Content marketing is being used in all types of formats. There's the big bang eBook launch, the white paper promotion, the 3 touch plus sales offer approach, the quarterly webinar and other "standalone" configurations based on a short-term time frame. Unfortunately, none of these is actually lead nurturing for a complex sale. These are campaigns.
A campaign is generally a short term focus with a defined goal like - Generate 100 new leads or add $X to the pipeline forecast. Your buyers could care less because the very structure of a campaign is all about what your company wants to achieve, not what your buyers need.
A solid lead nurturing program extends at a minimum across your average buying cycle and even beyond. Lead nurturing is about providing useful content your buyers find valuable because it helps them think about, evaluate and solve their problems to create desirable business outcomes.
I know what you're thinking. "Heck, I'll just stream all my campaigns together and it'll be a lead nurturing program."
Nope. That's not it.
Why?
Because it's highly unlikely that you'll end up with a consistent and useful storyline that builds engagement with your buyers. This is because campaigns tend to hop around. Campaigns are the equivalent of ADD for marketing. They lack commitment so it's easy to flip your focus to some other trendy topic and head off down another path with each new campaign you create.
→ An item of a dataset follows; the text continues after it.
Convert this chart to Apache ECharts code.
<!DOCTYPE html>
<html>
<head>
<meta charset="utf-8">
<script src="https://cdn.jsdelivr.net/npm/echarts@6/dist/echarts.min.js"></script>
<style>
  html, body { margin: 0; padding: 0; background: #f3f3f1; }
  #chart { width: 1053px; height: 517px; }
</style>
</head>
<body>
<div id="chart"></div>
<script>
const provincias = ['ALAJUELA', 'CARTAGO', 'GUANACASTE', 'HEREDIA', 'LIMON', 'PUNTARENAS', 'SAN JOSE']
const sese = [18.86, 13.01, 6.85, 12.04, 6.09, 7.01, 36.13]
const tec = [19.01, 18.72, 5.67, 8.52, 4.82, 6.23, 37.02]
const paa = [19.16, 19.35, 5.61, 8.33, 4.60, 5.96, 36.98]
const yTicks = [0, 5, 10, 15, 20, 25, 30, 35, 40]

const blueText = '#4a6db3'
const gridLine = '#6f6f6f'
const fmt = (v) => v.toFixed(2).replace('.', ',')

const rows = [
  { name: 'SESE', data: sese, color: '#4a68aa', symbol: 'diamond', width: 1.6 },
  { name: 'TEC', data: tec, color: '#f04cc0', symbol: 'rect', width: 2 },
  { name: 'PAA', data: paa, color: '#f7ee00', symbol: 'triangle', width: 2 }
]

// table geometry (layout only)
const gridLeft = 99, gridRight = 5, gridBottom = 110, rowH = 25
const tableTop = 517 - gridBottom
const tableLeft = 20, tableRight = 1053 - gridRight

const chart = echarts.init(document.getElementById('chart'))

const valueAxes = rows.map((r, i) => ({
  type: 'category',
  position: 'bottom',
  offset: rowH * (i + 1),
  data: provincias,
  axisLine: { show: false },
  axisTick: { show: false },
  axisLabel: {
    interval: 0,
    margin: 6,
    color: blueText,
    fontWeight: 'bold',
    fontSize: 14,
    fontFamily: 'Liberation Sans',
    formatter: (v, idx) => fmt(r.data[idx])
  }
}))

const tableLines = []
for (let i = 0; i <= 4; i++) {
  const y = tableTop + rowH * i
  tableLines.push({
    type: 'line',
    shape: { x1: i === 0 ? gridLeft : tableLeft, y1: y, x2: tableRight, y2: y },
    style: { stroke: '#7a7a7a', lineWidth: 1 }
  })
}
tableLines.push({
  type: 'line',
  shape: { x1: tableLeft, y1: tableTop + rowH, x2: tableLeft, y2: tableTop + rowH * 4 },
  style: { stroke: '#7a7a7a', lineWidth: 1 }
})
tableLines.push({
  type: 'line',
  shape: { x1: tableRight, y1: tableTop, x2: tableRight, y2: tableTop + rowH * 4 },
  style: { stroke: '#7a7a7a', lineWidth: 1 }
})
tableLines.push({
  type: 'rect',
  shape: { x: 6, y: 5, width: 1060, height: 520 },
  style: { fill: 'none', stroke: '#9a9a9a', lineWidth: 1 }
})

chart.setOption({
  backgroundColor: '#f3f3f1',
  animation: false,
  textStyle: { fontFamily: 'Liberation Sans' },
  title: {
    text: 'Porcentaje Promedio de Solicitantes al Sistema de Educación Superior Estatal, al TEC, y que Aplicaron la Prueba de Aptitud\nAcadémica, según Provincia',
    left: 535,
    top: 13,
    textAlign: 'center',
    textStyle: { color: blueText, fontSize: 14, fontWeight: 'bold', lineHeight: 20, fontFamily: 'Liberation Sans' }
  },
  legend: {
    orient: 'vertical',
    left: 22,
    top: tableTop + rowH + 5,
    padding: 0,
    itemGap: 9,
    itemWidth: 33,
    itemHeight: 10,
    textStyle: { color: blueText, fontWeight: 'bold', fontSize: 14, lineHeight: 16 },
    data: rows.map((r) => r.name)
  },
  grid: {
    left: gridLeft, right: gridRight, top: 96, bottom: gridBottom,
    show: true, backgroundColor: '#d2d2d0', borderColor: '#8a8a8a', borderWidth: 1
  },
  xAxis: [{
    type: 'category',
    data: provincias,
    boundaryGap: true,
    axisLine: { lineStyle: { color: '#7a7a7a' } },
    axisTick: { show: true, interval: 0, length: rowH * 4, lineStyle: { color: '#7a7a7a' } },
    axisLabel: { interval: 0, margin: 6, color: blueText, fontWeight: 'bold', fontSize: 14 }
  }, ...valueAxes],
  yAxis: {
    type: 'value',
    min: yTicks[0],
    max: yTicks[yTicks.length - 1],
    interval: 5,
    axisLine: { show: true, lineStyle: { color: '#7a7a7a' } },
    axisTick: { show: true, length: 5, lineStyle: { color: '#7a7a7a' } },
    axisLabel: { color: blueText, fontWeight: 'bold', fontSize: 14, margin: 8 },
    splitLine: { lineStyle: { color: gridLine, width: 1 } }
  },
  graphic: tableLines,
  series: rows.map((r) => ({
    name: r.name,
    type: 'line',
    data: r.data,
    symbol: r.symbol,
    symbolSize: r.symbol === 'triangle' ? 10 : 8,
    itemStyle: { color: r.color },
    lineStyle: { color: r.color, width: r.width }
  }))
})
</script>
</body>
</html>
What's the result for your buyers?
- Disappointment that content they were interested in has reached a conclusion without providing them all the insight they needed to make an informed decision.
- Confusion about the actual value your company provides.
- Diminishing relevance that results in their attention moving elsewhere to get what they need.
Put yourself in your buyers' shoes and imagine you're trying to solve a specific problem.
- You find an article that speaks to that problem and follow the link to the website.
- You register for and download a related white paper while you're there.
- Over the course of several months you receive related information that helps you learn more about what you need to know - but you still have questions and have to convince the other members of the buying committee that this company can help.
- Next month you get an email promoting the value of a different product.
Yep. One campaign ended and another one began.
From the buyers' perspective, how interested are you now?
If your sales cycle is averaging 9 months, how effective is a strategy that dictates the launch of a new campaign focus every quarter? (Product A in Q1, Product B in Q2, Product C in Q3, etc.)
Instead, consider creating a nurturing program that educates your buyers step-by-step across the entirety of their buying cycle.
To do this you must know your buyers very well. You need to think in terms of problem-to-solution scenarios, not product lines when you create your content strategy and editorial calendar. Roll that eBook, white paper and video into your nurturing storyline. When you have an editorial calendar that extends across the buying process you can weave in your various content formats to both generate new leads and increase the engagement you're building with your leads over time.
The gist is that short-term campaigns are created for your benefit and nurturing programs are created to benefit buyers.
Which is going to get you farther in the long run?